Torture is universally abhorred as an evil.  A state cannot expel a person to another state where there is a real risk that he will be tried on the basis of evidence which there is real risk may have been obtained by torture.  That principle is accepted by the Secretary of State and is in no doubt’ [58].

Further in the case, the government have not sought to challenge the fact that there is a high risk that some of the key evidence against Qatada was indeed obtained by the use of torture by the Jordanian authorities.   The two statements in question are from his co-defendants:  Abu Haswsher and Al-Hamasher. The European Court of Human Rights in its judgment on the case in January 2012 had concluded that there was compelling evidence that these had been obtained by torture.   This conclusion was accepted by the Secretary of State in front of SIAC and the Court of Appeal.

The Home Secretary’s argument in front of SIAC and then on appeal to the Court of Appeal was instead on a far narrower ground.   The argument focused on the risk of the impugned statements being employed by the Jordanian authorities in a re-trial.   SIAC concluded and the Court of Appeal agreed that given the Jordanian legal system and the nature of the cases against Abu Qatada there was a real risk that those statements would be employed against Abu Qatada on a re-trial.  As I have said given the Home Secretary was not seeking to challenge the basic principle (set out above), this conclusion of the Court of Appeal inevitably meant that the Home Secretary would lose her appeal.

Given the narrowness of the challenge to the SIAC ruling it is hard to see what scope there is for a further appeal to the Supreme Court, though given the high profile nature of the case it cannot be ruled out.

Where does this leave things  if a sober view is taken of the position rather than frothing anger.  It is hard to see how the Tory wet dream of withdrawing from the ECHR or repealing the Human Rights Act is going to make much difference, as it is, rightly  accepted by the government that abhorrence of torture is a universal principle (ie it sits outside any specific ECHR treaty obligations) and that therefore it is unlawful under domestic law to deport someone to be tried on the basis of evidence procured by torture.   The Tory head banger view (articulated by Dominic Raab(id) on Newsnight) that a specific act should be passed to deal with Abu Qatada is offensive to the very nature of the rule of law.

However, there are, it seems to me, two further options.  The first is that under the Terrorism Act 2006, terrorist offences can be prosecuted in the domestic courts even if the offences took place outside of the jurisdiction.   It would follow that it might be possible to bring a prosecution in our courts, based on fresh evidence and a trial conducted in accordance with the rule of law and English due process.   I can see difficulties with this – location of witnesses, the fact that the offences took place prior to the Terrorism Act coming into effect.  However, there may, of course, be other offences with which the prosecution authorities here are better placed to advance.

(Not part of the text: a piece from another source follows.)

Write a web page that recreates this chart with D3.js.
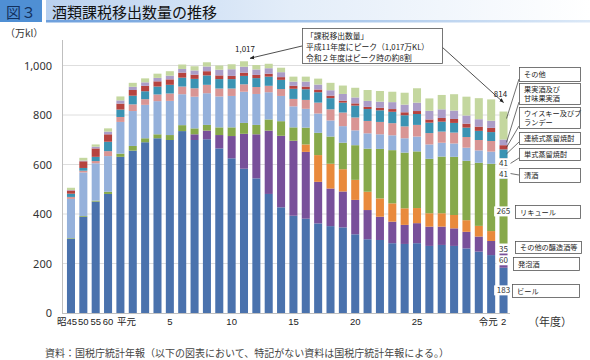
<!DOCTYPE html>
<html><head><meta charset="utf-8">
<script src="https://cdn.jsdelivr.net/npm/d3@7"></script>
<style>
body{margin:0;background:#fff}
svg{display:block}
text{font-family:"Noto Sans CJK JP","Noto Sans",sans-serif}
</style>
</head><body>
<svg id="c" width="590" height="360"></svg>
<script>
// ---------- data (万kl) ----------
const categories = [1970,1975,1980,1985,1989,1990,1991,1992,1993,1994,1995,1996,1997,1998,1999,2000,
  2001,2002,2003,2004,2005,2006,2007,2008,2009,2010,2011,2012,2013,2014,2015,2016,2017,2018,2019,2020];
const beer        = [299,389,450,481,631,656,690,706,699,735,699,702,665,625,583,544,481,427,393,381,362,351,346,318,298,295,282,279,282,271,275,271,261,248,234,183];
const happoshu    = [0,0,0,0,0,0,0,0,0,0,23,35,54,90,141,178,256,289,303,270,168,152,145,139,118,94,87,77,81,78,74,71,67,61,57,60];
const otherBrewed = [0,0,0,0,0,0,0,0,0,0,0,0,0,0,0,0,0,0,0,30,108,100,90,81,74,74,74,67,61,54,54,54,47,43,40,35];
const liqueur     = [3,3,4,9,13,19,16,16,20,24,24,23,31,35,44,38,45,59,54,68,90,110,107,140,174,200,215,225,229,220,229,235,240,255,272,265];
const sake        = [159,176,151,144,128,141,135,134,138,125,128,128,125,127,126,125,110,102,85,76,78,65,67,60,62,59,60,58,60,58,56,54,53,50,49,41];
const shochuSingle= [8,7,9,20,20,27,23,27,30,31,34,34,32,30,30,28,26,28,30,36,44,45,55,52,50,50,49,48,47,46,45,44,43,42,43,41];
const shochuCont  = [13,11,17,38,30,35,32,32,35,36,38,38,38,38,34,36,37,37,41,43,42,45,40,48,48,47,46,45,44,42,40,39,38,37,36,36];
const whisky      = [13,27,34,30,24,23,22,21,22,20,17,17,15,13,13,13,12,11,12,11,11,10,8,9,9,10,11,12,12,13,15,16,16,17,17,17];
const fruitWine   = [2,3,7,11,13,13,14,14,15,15,17,19,23,27,24,22,22,20,17,20,20,22,27,24,24,25,28,31,34,35,35,34,33,30,29,23];
const others      = [9,11,9,13,16,16,16,17,18,18,17,17,17,20,22,18,18,18,20,20,24,30,34,39,44,43,42,48,58,50,58,66,76,85,86,113];

const seriesNames = ["ビール","発泡酒","その他の醸造酒等","リキュール","清酒","単式蒸留焼酎","連続式蒸留焼酎","ウイスキー及びブランデー","果実酒及び甘味果実酒","その他"];
const seriesData  = [beer,happoshu,otherBrewed,liqueur,sake,shochuSingle,shochuCont,whisky,fruitWine,others];
const seriesColors= ["#4a72ad","#78509a","#e98a3c","#87a94b","#95b1db","#d99594","#3b93b3","#b6433f","#ab9dc8","#c4d79f"];

const yTicks = [0,200,400,600,800,1000];
const tickYears = [1970,1975,1980,1985,1989,1993,1998,2003,2008,2013,2019,2020];
const tickTexts = ["昭45","50","55","60","平元","5","10","15","20","25","令元","2"];
const peakValue = 1017, peakYear = 1999, lastYear = 2020, lastTotal = 814;

// ---------- setup ----------
const svg = d3.select("#c");
const x = d3.scaleBand().domain(categories).range([64.8, 509.7]).paddingInner(0.35).paddingOuter(0.175);
const y = d3.scaleLinear().domain([0, 1000]).range([313, 65.5]);

const rows = categories.map((c,i)=>{const r={cat:c}; seriesNames.forEach((n,j)=>r[n]=seriesData[j][i]); return r;});
const stacked = d3.stack().keys(seriesNames)(rows);

// ---------- title ----------
const defs = svg.append("defs");
const g1 = defs.append("linearGradient").attr("id","tg").attr("x1","0").attr("x2","1").attr("y1","0").attr("y2","0");
g1.append("stop").attr("offset","0%").attr("stop-color","#b9d1ef");
g1.append("stop").attr("offset","45%").attr("stop-color","#e3edf9");
g1.append("stop").attr("offset","100%").attr("stop-color","#ffffff");
const g2 = defs.append("linearGradient").attr("id","tb").attr("x1","0").attr("x2","1").attr("y1","0").attr("y2","0");
g2.append("stop").attr("offset","0%").attr("stop-color","#6d9fdc");
g2.append("stop").attr("offset","100%").attr("stop-color","#dbe8f7");
defs.append("marker").attr("id","ah").attr("viewBox","0 0 10 10").attr("refX",9).attr("refY",5)
  .attr("markerWidth",6).attr("markerHeight",6).attr("orient","auto")
  .append("path").attr("d","M0,1 L10,5 L0,9 z").attr("fill","#222");

svg.append("rect").attr("x",0).attr("y",0).attr("width",42).attr("height",22).attr("fill","#4f8fd4");
svg.append("text").attr("x",21).attr("y",17.5).attr("text-anchor","middle").attr("font-size",15).attr("fill","#13315e").text("図３");
svg.append("rect").attr("x",46).attr("y",0).attr("width",544).attr("height",22).attr("fill","url(#tg)");
svg.append("rect").attr("x",46).attr("y",20).attr("width",544).attr("height",2.5).attr("fill","url(#tb)");
svg.append("text").attr("x",52).attr("y",17.5).attr("font-size",15).attr("fill","#111").text("酒類課税移出数量の推移");

svg.append("text").attr("x",5).attr("y",37).attr("font-size",10).attr("fill","#333").text("（万kl）");

// ---------- grid & axes ----------
svg.append("g").selectAll("line").data(yTicks.filter(d=>d>0)).join("line")
  .attr("x1",62).attr("x2",510).attr("y1",d=>y(d)).attr("y2",d=>y(d))
  .attr("stroke","#dedede").attr("stroke-width",1);

// ---------- bars ----------
svg.append("g").selectAll("g").data(stacked).join("g")
  .attr("fill",(d,i)=>seriesColors[i])
  .selectAll("rect").data(d=>d).join("rect")
  .attr("x",d=>x(d.data.cat)).attr("width",x.bandwidth())
  .attr("y",d=>y(d[1])).attr("height",d=>Math.max(0,y(d[0])-y(d[1])));

svg.append("line").attr("x1",62.5).attr("x2",62.5).attr("y1",40).attr("y2",313).attr("stroke","#bfbfbf");
svg.append("line").attr("x1",62).attr("x2",510).attr("y1",313.5).attr("y2",313.5).attr("stroke","#bfbfbf");

const yAxis = svg.append("g").attr("transform","translate(62,0)")
  .call(d3.axisLeft(y).tickValues(yTicks).tickFormat(d3.format(",")).tickSize(0).tickPadding(10));
yAxis.select(".domain").remove();
yAxis.selectAll("text").attr("font-size",11).attr("fill","#333").style("font-family","'Noto Sans','DejaVu Sans',sans-serif");

const dxMap = {"昭45":-4,"平元":6,"令元":-3};
const xAxis = svg.append("g").attr("transform","translate(0,313)")
  .call(d3.axisBottom(x).tickValues(tickYears).tickFormat((d,i)=>tickTexts[i]).tickSize(0).tickPadding(5));
xAxis.select(".domain").remove();
xAxis.selectAll("text").attr("font-size",9.5).attr("fill","#222")
  .style("font-family","'Liberation Sans','Noto Sans CJK JP',sans-serif")
  .attr("dx",(d,i)=>dxMap[tickTexts[i]]||0);

svg.append("text").attr("x",528).attr("y",326).attr("font-size",11).attr("fill","#333").text("（年度）");

// ---------- last-bar data labels ----------
const lastIdx = categories.indexOf(lastYear);
const xc = x(lastYear) + x.bandwidth()/2;
const labelled = ["ビール","発泡酒","その他の醸造酒等","リキュール","清酒","単式蒸留焼酎"];
const lbl = svg.append("g");
stacked.forEach((s,j)=>{
  if(!labelled.includes(s.key)) return;
  const d = s[lastIdx];
  const v = d[1]-d[0];
  const cy = (y(d[0])+y(d[1]))/2;
  const t = String(v);
  const w = t.length*4.6+5;
  lbl.append("rect").attr("x",xc-w/2).attr("y",cy-5).attr("width",w).attr("height",10).attr("fill","#fff");
  lbl.append("text").attr("x",xc).attr("y",cy+3).attr("text-anchor","middle").attr("font-size",8).attr("fill","#333").text(t);
});

// ---------- legend boxes ----------
const legendBoxes = [
  {k:"その他", x:519,y:67,w:61,h:14, lines:["その他"]},
  {k:"果実酒及び甘味果実酒", x:519,y:83,w:61,h:21, lines:["果実酒及び","甘味果実酒"]},
  {k:"ウイスキー及びブランデー", x:519,y:107,w:61,h:21, lines:["ウイスキー及びブ","ランデー"]},
  {k:"連続式蒸留焼酎", x:519,y:132,w:61,h:12, lines:["連続式蒸留焼酎"]},
  {k:"単式蒸留焼酎", x:519,y:148,w:61,h:12, lines:["単式蒸留焼酎"]},
  {k:"清酒", x:519,y:168,w:61,h:14, lines:["清酒"]},
  {k:"リキュール", x:515,y:205,w:65,h:13, lines:["リキュール"]},
  {k:"その他の醸造酒等", x:515,y:241,w:66,h:12, lines:["その他の醸造酒等"]},
  {k:"発泡酒", x:513,y:257,w:66,h:13, lines:["発泡酒"]},
  {k:"ビール", x:512,y:284,w:67,h:13, lines:["ビール"]}
];
const leaders = {"その他":0.75,"果実酒及び甘味果実酒":0.5,"ウイスキー及びブランデー":0.5,"連続式蒸留焼酎":0.5,"単式蒸留焼酎":0.5,"清酒":0.5};
const lg = svg.append("g");
legendBoxes.forEach(b=>{
  if(b.k in leaders){
    const s = stacked.find(s=>s.key===b.k)[lastIdx];
    const ty = y(s[0]) + (y(s[1])-y(s[0]))*leaders[b.k];
    const sy = b.k==="清酒" ? b.y+b.h/2 : b.y+b.h-2;
    lg.append("line").attr("x1",b.x).attr("y1",sy).attr("x2",x(lastYear)+x.bandwidth()+ (labelled.includes(b.k)?3:-1)).attr("y2",ty)
      .attr("stroke","#333").attr("stroke-width",0.7);
  }
  lg.append("rect").attr("x",b.x+0.5).attr("y",b.y+0.5).attr("width",b.w).attr("height",b.h)
    .attr("fill","#fff").attr("stroke","#555").attr("stroke-width",0.8);
  b.lines.forEach((t,i)=>{
    lg.append("text").attr("x",b.x+5).attr("y",b.y+(b.lines.length===1? b.h/2+3 : 8.5+i*9))
      .attr("font-size",7.2).attr("fill","#222").text(t);
  });
});

// ---------- annotations ----------
const px = x(peakYear)+x.bandwidth()/2;
svg.append("text").attr("x",px+1).attr("y",52).attr("text-anchor","middle").attr("font-size",8).attr("fill","#222").text(d3.format(",")(peakValue));
svg.append("line").attr("x1",302).attr("y1",46).attr("x2",px+6).attr("y2",y(peakValue)-3)
  .attr("stroke","#222").attr("stroke-width",0.8).attr("marker-end","url(#ah)");
svg.append("line").attr("x1",442).attr("y1",47).attr("x2",xc).attr("y2",y(lastTotal)-9)
  .attr("stroke","#222").attr("stroke-width",0.8).attr("marker-end","url(#ah)");
svg.append("text").attr("x",xc-3).attr("y",y(lastTotal)-15).attr("text-anchor","middle").attr("font-size",8).attr("fill","#222").text(lastTotal);

svg.append("rect").attr("x",302.5).attr("y",28.5).attr("width",140).attr("height",35)
  .attr("fill","#fff").attr("stroke","#555").attr("stroke-width",0.8);
["「課税移出数量」","平成11年度にピーク（1,017万KL）","令和２年度はピーク時の約8割"].forEach((t,i)=>{
  svg.append("text").attr("x",306).attr("y",38.5+i*11.2).attr("font-size",7.8).attr("fill","#222").text(t);
});

// ---------- source ----------
svg.append("text").attr("x",45).attr("y",357).attr("font-size",10).attr("fill","#444")
  .text("資料：国税庁統計年報（以下の図表において、特記がない資料は国税庁統計年報による。）");
</script>
</body></html>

The second and more palatable route is to obtain a beefed up Memorandum of Understanding from the Jordanian government about how Abu Qatada would be treated.  SIAC and the Court of Appeal both accepted, on the basis of the current Memorandum of Understanding, that any re-trial would be by judges who were independent of the Jordanian government, this takes the Home Secretary most of the way.

The outstanding  issue was the risk of the admission of the incriminating but imugned statements of Abu Hawsher and Al-Hamasher.   Surely a cast iron guarantee from the Jordanian government that such statements would not be admitted in evidence would be sufficient to dispel this concern.    Now it maybe that the Jordanian authorities do not think they have a case without these statements, but the obvious conclusion from that is that they do not have a case at all, if the statements were procured by torture.  And if they have no case without statements procured by torture then the Jordanian authorities should agree not to prosecute the offences at all. If this is achieved the logic of both the SIAC and Court of Appeal judgments is that Qatada can be deported.

It seems to me that despite all the frothing and waving of a fist in the direction of Strasbourg, the conundrum that the government finds itself in is actually resolvable, provided the Jordanian authorities are acting in good faith as to the commitment to any re-trial of Qatada being fair.  A corollary of this has to be that the impugned statements are not admitted in evidence.  It is difficult to understand why the Jordanian government or prosecuting authorities cannot provide this assurance.

{ 1 comment… read it below or add one }

Ray_North March 28, 2013 at 8:15 pm

I am really uncomfortable with the fact that we have kept this guy on remand for 11 years – it is anathema to the very rules of justice that we enjoy in this country.
If there is any evidence that this man has been inciting others to commit a crime in the UK then there are provisions within the Criminal Law to prosecute (I remember the guy who got four years for suggesting a kick off in Northwich only too well!) – of course, the reason why they won’t is because of the rules of disclosure and the fear about having to disclose security service secrets – to me, that’s not a compelling argument, the security services are there to help uphold the rules and system of justice, they are not an end in themselves. Sadly, the whole thing is a fiasco.